Code that draws figures
--------
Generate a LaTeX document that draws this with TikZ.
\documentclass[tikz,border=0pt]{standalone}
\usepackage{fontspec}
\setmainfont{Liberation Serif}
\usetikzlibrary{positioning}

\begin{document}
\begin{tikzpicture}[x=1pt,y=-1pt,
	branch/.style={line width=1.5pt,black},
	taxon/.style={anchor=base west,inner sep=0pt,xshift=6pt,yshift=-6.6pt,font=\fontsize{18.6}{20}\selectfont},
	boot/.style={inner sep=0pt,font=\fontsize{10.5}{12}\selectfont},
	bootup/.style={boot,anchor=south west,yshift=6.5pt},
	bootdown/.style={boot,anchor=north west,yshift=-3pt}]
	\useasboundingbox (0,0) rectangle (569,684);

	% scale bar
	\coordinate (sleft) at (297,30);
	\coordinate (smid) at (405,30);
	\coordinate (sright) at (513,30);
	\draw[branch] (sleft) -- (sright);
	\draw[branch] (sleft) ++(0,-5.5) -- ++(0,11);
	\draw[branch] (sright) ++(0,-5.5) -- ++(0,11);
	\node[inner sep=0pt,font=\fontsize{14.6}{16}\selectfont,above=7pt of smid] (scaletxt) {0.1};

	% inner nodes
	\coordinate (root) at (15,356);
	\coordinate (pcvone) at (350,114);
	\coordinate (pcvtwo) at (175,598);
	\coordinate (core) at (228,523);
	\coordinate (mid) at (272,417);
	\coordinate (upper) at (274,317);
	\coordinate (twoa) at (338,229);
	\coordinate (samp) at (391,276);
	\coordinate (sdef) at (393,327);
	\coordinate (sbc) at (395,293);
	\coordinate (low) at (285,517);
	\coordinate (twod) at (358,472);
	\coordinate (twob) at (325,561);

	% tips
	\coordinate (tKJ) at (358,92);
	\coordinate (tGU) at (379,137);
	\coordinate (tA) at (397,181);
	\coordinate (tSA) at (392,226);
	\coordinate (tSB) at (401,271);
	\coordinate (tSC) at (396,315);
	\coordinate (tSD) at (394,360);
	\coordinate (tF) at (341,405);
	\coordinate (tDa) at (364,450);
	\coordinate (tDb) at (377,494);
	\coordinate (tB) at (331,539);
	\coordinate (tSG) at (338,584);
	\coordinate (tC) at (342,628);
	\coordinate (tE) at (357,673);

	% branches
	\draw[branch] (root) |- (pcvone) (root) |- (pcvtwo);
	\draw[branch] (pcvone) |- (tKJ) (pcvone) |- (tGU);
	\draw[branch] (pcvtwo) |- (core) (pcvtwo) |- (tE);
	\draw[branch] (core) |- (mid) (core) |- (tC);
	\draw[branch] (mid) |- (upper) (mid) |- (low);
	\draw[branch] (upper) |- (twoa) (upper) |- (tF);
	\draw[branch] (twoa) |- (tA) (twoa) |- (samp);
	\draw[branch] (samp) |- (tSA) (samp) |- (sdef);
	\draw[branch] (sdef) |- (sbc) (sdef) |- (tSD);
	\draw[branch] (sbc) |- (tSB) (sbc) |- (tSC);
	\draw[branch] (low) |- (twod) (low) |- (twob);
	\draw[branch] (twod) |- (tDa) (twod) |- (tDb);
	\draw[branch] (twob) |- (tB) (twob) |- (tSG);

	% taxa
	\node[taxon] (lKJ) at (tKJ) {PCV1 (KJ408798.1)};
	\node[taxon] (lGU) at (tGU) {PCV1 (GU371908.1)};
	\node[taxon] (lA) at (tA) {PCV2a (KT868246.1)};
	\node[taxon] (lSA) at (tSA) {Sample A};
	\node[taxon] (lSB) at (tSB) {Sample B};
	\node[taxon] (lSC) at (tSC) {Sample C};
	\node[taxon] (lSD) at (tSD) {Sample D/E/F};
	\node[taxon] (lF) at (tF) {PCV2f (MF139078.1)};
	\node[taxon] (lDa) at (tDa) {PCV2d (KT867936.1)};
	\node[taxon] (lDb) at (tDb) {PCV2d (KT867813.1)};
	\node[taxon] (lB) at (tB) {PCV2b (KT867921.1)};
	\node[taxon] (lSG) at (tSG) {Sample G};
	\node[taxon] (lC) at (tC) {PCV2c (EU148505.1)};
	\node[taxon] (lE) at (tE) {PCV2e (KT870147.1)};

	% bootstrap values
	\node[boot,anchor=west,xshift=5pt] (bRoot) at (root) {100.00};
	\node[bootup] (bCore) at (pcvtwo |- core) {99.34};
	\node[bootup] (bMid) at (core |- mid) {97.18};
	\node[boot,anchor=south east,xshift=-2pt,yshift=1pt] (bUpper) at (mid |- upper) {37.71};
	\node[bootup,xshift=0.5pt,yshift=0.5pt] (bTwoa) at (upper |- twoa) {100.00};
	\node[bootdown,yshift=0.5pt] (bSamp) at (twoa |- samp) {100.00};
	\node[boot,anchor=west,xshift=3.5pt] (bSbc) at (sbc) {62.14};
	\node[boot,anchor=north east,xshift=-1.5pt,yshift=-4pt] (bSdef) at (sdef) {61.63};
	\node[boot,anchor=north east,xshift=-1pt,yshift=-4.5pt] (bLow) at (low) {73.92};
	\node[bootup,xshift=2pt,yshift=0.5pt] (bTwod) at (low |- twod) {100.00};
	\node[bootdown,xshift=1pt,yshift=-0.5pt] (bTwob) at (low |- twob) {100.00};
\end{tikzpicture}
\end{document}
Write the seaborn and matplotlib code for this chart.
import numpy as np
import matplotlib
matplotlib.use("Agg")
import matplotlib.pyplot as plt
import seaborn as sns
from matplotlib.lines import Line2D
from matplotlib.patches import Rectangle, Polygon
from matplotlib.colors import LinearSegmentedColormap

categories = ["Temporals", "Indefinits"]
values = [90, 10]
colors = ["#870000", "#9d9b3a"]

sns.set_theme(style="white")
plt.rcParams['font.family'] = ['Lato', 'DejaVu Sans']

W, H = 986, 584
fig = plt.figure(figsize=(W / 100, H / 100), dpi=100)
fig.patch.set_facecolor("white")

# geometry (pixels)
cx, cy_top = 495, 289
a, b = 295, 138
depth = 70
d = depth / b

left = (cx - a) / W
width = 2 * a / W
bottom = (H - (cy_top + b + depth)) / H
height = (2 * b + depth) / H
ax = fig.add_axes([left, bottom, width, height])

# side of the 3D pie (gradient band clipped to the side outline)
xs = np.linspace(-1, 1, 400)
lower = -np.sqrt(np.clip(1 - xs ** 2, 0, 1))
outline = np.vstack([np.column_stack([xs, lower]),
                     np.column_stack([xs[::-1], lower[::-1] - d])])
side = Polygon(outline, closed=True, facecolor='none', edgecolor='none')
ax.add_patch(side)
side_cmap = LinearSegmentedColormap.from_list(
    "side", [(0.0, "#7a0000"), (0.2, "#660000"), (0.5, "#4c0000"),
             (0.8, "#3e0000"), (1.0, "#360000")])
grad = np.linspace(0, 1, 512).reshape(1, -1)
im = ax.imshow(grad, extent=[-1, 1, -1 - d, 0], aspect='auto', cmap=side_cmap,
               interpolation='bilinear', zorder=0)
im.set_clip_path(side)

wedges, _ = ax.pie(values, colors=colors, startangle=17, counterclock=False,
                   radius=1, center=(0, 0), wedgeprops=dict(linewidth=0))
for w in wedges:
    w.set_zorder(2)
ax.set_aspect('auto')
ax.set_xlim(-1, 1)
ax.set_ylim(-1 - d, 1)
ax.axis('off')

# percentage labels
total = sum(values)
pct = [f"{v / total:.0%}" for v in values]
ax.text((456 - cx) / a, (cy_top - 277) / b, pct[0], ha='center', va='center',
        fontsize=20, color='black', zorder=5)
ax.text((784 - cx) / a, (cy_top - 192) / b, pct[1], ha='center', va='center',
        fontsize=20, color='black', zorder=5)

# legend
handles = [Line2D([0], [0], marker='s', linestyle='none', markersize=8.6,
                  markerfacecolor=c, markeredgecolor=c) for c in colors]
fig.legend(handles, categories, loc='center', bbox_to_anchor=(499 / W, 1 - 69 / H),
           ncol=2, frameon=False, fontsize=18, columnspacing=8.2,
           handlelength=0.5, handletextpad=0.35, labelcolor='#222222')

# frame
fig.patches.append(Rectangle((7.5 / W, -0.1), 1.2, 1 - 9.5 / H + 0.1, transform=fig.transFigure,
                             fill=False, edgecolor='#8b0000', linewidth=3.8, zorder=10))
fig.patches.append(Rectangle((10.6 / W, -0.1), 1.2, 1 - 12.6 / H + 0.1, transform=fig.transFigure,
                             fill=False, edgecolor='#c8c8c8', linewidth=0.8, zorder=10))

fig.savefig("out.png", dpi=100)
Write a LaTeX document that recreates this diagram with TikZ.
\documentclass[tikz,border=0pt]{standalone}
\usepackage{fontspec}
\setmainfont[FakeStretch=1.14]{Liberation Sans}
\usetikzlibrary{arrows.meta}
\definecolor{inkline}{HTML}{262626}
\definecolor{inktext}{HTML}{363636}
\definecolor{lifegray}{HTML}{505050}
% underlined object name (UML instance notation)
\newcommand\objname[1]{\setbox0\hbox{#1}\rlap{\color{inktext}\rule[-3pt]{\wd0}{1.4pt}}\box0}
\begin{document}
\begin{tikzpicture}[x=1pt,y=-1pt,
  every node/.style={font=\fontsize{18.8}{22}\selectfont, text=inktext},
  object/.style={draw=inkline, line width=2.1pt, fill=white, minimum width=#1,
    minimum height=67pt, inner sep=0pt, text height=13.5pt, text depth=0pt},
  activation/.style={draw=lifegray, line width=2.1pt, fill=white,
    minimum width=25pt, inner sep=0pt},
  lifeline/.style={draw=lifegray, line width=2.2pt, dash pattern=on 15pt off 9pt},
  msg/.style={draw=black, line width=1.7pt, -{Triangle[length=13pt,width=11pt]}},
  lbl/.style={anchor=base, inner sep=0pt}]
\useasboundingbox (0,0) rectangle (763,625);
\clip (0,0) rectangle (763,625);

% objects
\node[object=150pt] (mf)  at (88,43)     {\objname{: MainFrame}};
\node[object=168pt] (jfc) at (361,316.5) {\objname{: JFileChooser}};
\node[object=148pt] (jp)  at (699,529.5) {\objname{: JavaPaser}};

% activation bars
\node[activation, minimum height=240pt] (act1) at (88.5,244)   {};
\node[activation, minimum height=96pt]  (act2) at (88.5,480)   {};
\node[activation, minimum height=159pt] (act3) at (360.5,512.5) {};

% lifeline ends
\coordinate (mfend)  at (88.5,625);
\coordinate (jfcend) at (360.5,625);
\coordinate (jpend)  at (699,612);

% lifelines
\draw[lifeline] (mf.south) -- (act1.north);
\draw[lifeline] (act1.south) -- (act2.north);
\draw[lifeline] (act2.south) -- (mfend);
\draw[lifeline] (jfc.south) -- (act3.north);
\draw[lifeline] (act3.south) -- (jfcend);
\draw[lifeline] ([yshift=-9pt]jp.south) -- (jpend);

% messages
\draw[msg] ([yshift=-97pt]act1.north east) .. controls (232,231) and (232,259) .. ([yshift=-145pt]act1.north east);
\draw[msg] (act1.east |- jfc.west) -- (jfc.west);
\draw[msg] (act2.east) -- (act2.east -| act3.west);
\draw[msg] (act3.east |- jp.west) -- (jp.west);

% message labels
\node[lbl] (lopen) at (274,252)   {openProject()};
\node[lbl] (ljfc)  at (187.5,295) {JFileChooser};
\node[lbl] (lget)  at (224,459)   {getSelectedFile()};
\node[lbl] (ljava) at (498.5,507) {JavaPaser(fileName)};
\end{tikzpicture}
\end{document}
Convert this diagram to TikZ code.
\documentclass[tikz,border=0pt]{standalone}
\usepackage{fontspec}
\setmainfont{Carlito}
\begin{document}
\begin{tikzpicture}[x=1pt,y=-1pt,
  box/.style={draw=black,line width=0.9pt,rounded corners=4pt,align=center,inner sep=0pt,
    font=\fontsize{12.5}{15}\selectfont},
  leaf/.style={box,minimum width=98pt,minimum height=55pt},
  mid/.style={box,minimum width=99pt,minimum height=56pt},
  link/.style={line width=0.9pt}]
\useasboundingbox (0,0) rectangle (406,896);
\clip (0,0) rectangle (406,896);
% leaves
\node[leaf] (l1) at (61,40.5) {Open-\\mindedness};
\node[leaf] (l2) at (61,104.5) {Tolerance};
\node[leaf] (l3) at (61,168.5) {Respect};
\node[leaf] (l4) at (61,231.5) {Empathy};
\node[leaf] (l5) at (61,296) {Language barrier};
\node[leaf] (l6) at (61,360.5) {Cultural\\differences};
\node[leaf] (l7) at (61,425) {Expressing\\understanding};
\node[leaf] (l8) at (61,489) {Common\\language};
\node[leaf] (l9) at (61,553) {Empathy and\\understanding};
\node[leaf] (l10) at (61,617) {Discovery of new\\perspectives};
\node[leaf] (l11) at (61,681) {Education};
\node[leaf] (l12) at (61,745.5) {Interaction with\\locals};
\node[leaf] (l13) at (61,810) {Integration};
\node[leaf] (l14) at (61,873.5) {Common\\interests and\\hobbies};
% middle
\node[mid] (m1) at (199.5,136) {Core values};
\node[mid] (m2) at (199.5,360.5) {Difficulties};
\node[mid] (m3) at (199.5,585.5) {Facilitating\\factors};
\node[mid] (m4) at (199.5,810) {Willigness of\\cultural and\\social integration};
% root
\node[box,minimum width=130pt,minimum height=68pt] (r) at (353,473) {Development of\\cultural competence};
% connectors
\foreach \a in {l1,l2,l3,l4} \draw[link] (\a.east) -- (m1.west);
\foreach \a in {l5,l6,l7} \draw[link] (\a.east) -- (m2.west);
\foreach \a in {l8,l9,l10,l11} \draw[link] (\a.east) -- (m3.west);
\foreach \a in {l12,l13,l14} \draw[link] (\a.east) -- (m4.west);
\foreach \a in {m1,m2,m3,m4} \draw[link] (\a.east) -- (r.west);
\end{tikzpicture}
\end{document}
--------
Find each line with the string "seaborn" and copy it out.

Write the seaborn and matplotlib code for this chart.
import seaborn as sns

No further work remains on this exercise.